▶ [Problem] Return a copy of each line that holds the string "seaborn".

▶ [Task material]
____________________
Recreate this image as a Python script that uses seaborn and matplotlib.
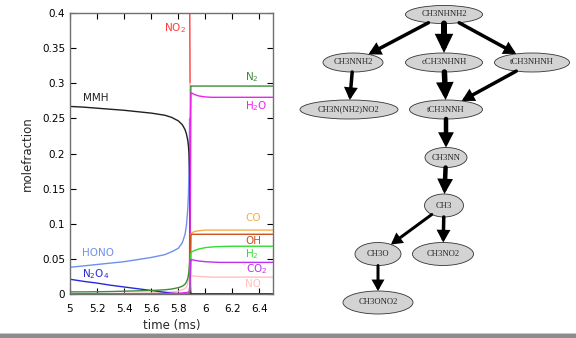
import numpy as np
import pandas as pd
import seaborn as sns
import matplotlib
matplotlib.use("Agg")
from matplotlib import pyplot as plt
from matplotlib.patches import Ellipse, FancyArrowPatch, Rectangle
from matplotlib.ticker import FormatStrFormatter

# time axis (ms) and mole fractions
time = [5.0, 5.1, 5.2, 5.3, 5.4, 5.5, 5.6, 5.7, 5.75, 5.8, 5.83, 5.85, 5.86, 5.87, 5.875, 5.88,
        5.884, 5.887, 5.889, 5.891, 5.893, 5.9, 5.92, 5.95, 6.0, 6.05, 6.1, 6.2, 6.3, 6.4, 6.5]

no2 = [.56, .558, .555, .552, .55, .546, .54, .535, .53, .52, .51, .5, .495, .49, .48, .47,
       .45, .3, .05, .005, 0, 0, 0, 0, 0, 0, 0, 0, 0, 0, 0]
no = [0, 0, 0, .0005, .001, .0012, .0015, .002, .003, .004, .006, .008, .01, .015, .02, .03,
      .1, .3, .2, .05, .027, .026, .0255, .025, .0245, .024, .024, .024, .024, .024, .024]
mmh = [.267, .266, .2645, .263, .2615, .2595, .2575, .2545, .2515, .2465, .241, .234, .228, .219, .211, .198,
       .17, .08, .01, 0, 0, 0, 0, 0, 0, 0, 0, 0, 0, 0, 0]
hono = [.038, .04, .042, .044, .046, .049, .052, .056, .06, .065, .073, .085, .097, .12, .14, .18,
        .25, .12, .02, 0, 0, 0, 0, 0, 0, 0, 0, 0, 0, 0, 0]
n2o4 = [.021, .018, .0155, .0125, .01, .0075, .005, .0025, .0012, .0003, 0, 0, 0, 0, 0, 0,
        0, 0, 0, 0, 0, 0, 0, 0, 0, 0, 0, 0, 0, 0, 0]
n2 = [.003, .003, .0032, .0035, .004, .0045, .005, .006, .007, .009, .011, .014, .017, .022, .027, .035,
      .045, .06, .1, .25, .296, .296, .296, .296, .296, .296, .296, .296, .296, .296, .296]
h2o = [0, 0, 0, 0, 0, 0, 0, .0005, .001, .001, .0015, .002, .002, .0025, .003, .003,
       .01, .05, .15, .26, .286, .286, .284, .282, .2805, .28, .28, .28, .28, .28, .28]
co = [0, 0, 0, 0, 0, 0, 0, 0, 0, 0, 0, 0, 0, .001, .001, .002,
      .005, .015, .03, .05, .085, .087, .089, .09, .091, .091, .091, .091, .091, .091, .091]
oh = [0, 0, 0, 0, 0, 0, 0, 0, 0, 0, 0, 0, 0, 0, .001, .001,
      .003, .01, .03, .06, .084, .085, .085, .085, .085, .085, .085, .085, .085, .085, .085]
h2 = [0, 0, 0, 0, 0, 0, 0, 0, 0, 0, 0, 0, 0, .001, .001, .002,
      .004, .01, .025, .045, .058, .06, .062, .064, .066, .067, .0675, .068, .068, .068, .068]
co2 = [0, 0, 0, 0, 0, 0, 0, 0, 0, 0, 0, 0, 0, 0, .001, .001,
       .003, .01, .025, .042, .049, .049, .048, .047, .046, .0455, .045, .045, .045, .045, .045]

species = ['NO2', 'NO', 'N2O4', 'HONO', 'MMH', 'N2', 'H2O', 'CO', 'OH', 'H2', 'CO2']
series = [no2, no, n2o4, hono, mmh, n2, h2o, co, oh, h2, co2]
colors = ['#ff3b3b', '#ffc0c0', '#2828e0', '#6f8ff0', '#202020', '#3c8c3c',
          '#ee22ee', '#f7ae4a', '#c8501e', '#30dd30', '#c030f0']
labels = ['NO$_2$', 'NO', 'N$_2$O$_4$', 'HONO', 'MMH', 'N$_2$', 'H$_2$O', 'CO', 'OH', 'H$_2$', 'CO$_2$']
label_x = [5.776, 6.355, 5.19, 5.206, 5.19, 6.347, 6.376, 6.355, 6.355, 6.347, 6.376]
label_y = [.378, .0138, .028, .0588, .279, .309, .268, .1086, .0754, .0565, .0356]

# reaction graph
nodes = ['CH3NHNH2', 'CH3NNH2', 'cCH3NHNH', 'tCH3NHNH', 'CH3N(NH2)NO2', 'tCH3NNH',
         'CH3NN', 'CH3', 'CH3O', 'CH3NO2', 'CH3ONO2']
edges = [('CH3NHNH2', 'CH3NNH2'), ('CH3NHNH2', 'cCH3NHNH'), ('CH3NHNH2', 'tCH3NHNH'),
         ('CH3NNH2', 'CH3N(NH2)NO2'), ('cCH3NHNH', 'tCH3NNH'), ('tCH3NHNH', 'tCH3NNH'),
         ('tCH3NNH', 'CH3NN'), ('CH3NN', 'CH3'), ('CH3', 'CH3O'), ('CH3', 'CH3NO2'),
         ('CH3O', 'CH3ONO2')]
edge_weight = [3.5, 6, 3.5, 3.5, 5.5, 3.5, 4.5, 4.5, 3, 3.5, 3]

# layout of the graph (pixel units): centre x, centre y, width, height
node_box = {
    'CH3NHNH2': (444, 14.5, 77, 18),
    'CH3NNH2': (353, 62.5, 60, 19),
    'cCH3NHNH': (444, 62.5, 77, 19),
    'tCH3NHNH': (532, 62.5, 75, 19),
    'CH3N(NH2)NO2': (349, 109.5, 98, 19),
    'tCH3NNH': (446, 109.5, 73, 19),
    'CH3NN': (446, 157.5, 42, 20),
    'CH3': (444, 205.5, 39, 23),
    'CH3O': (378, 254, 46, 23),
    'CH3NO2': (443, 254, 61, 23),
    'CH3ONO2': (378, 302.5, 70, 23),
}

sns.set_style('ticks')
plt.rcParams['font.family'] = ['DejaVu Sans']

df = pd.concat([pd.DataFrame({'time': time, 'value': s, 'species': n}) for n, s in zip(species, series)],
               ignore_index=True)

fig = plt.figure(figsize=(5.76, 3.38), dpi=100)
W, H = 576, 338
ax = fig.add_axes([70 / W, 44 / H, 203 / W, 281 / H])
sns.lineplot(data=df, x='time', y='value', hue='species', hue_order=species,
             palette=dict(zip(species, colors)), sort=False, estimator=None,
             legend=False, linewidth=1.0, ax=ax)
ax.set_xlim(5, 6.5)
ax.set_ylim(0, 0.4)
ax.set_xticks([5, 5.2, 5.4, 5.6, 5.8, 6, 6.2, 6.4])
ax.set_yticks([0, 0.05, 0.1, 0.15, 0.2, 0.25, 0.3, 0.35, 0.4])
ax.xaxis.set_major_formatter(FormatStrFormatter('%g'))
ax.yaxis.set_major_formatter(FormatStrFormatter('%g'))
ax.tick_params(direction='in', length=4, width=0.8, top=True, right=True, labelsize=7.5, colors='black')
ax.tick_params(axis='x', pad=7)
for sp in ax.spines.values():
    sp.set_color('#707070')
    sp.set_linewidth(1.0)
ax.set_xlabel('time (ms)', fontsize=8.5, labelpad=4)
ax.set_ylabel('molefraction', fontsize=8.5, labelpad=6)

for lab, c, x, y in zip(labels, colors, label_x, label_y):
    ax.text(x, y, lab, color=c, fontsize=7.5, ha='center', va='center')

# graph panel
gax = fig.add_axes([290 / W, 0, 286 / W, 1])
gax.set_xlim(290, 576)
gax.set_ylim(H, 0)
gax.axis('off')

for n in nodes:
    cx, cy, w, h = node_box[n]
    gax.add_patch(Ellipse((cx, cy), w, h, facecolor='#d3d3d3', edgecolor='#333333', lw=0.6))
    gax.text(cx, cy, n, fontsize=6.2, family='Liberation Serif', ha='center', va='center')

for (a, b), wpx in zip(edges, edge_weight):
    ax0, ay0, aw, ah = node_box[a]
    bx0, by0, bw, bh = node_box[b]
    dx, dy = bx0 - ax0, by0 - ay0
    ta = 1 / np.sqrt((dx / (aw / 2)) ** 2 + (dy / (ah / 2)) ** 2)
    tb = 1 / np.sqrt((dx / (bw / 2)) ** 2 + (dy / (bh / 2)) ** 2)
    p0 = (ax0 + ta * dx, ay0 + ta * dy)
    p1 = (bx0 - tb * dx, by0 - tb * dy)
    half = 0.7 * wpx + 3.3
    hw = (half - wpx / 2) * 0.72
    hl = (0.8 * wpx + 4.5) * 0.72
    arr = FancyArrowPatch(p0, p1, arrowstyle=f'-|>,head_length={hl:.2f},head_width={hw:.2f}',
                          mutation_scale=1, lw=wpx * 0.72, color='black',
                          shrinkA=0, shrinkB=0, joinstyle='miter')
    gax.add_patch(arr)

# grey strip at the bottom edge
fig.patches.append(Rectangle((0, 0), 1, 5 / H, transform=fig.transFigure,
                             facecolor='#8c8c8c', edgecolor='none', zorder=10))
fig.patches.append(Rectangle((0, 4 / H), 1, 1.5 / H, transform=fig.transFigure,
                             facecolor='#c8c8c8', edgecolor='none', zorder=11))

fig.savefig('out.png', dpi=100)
____________________
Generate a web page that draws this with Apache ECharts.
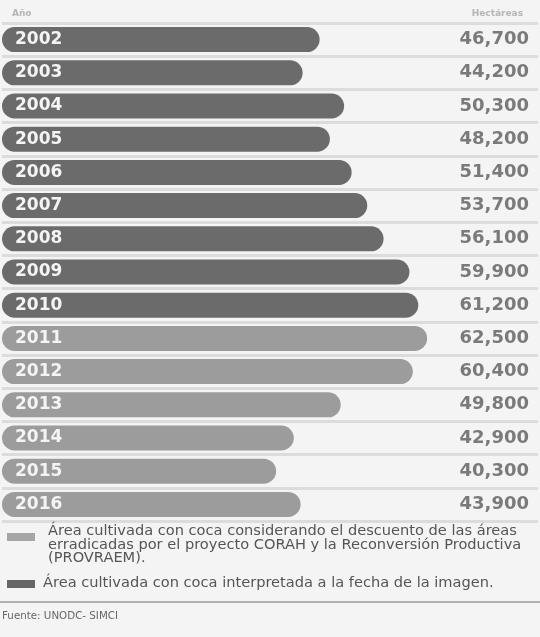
____________________
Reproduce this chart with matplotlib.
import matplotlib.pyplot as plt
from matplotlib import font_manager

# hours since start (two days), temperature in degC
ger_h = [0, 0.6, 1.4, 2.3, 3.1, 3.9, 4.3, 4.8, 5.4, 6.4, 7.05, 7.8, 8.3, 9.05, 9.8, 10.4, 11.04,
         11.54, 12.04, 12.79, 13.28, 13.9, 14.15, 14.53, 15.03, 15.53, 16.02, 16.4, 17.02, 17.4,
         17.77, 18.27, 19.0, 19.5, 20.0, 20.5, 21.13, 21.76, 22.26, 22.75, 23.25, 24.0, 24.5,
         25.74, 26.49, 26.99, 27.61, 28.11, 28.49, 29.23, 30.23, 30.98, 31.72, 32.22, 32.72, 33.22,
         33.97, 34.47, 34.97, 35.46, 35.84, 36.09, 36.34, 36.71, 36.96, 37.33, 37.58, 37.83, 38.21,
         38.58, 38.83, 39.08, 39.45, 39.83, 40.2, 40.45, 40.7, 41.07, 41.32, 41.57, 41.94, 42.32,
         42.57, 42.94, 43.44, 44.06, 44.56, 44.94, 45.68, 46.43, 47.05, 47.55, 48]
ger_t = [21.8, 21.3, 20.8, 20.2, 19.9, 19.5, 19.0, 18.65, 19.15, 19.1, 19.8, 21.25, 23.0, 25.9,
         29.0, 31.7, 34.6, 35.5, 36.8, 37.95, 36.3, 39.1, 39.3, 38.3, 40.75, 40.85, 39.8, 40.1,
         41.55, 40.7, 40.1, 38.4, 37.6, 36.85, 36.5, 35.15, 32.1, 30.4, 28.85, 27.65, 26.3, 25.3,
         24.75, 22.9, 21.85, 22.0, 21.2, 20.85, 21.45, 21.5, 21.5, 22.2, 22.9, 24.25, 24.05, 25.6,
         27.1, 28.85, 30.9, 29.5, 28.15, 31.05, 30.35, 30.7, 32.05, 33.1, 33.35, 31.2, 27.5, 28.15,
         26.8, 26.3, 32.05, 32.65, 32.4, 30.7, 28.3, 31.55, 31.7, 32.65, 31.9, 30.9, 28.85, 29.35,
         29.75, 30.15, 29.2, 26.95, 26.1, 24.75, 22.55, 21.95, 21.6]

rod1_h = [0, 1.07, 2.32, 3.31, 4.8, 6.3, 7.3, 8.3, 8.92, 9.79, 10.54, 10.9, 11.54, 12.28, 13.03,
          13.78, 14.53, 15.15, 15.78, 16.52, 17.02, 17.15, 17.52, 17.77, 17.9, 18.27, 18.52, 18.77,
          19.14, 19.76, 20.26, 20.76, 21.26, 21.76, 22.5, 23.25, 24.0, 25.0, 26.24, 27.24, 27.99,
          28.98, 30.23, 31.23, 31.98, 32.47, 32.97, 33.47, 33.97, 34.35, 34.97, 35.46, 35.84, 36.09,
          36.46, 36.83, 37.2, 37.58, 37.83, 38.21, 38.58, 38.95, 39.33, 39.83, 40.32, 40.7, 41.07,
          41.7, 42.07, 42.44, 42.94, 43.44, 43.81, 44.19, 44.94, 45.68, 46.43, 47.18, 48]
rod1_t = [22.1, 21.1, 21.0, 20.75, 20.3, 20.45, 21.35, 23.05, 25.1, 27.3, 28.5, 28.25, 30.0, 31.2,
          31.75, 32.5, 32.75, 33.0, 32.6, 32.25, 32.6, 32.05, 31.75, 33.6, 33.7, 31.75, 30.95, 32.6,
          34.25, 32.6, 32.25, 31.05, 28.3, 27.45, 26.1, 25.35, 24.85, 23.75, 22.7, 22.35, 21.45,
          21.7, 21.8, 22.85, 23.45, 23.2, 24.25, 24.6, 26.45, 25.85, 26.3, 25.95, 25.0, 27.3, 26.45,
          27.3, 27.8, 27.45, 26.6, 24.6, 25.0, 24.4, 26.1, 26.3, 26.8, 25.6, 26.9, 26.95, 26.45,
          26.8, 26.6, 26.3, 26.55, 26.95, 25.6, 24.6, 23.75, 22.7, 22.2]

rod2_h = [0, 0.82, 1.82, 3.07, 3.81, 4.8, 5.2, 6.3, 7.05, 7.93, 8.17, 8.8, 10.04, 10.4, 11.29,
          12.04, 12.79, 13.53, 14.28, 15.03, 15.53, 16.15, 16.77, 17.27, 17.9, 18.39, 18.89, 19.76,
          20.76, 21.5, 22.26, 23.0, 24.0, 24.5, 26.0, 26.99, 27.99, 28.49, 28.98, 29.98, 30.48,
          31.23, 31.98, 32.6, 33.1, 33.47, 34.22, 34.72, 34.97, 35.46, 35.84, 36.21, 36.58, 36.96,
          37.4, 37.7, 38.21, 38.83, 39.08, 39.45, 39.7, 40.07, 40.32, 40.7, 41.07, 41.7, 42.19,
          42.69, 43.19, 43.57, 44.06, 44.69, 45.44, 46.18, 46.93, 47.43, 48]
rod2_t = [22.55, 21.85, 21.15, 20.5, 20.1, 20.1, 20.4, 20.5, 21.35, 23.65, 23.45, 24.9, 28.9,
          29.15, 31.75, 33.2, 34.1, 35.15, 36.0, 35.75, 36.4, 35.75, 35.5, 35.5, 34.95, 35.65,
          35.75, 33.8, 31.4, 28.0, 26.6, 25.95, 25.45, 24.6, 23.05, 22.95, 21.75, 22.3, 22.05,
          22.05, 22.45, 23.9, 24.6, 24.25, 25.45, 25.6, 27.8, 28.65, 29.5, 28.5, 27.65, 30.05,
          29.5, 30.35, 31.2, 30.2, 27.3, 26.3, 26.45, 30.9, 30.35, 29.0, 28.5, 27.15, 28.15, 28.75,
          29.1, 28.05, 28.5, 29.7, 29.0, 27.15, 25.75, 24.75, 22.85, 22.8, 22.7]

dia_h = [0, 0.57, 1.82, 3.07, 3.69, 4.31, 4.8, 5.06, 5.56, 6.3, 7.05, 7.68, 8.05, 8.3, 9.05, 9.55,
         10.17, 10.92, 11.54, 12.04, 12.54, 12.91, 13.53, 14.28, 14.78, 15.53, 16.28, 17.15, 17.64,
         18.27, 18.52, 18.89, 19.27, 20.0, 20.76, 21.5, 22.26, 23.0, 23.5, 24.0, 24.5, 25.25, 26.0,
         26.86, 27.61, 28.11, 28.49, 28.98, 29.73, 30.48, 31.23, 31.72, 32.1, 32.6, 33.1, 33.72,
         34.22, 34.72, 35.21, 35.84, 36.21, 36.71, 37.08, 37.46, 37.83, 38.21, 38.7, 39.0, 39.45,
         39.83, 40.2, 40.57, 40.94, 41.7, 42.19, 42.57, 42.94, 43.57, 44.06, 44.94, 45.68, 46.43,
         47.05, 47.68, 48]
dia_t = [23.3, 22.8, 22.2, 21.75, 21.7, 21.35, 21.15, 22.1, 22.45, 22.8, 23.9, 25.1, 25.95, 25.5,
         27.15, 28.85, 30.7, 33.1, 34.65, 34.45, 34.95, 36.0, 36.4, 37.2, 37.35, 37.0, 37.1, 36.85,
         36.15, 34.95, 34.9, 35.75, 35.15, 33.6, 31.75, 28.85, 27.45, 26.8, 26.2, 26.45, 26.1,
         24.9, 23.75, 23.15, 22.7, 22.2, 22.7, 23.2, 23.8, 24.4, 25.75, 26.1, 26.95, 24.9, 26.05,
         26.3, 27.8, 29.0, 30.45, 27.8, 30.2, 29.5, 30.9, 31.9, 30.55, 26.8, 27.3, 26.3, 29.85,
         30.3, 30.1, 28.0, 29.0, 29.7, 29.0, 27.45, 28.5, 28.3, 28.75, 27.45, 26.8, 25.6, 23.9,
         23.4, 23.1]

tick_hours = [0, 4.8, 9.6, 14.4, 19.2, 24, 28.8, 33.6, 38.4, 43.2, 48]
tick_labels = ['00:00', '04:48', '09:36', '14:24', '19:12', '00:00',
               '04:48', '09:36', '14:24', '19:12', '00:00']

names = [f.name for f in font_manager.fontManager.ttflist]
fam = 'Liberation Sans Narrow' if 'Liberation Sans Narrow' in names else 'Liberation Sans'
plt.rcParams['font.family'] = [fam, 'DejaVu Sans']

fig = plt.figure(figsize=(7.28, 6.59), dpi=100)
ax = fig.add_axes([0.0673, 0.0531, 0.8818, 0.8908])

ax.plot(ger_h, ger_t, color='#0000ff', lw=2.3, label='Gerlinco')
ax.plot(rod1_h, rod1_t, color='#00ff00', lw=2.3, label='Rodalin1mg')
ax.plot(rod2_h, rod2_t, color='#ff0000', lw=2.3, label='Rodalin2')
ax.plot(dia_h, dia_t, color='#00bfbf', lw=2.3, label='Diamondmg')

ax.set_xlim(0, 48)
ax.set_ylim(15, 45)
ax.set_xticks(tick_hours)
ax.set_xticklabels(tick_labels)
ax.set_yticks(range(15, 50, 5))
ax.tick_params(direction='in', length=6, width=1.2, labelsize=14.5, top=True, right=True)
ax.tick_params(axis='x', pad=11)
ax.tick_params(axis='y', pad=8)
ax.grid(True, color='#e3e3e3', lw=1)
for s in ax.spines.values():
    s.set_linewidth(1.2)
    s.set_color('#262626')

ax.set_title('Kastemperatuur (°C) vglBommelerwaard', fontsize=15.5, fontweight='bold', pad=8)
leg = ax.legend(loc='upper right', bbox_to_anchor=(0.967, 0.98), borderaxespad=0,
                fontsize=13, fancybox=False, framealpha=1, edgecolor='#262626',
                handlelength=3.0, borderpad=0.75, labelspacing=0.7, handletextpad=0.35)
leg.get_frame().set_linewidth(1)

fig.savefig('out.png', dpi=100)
____________________
▶ [Solved problem]
Recreate this image as a Python script that uses seaborn and matplotlib.
import seaborn as sns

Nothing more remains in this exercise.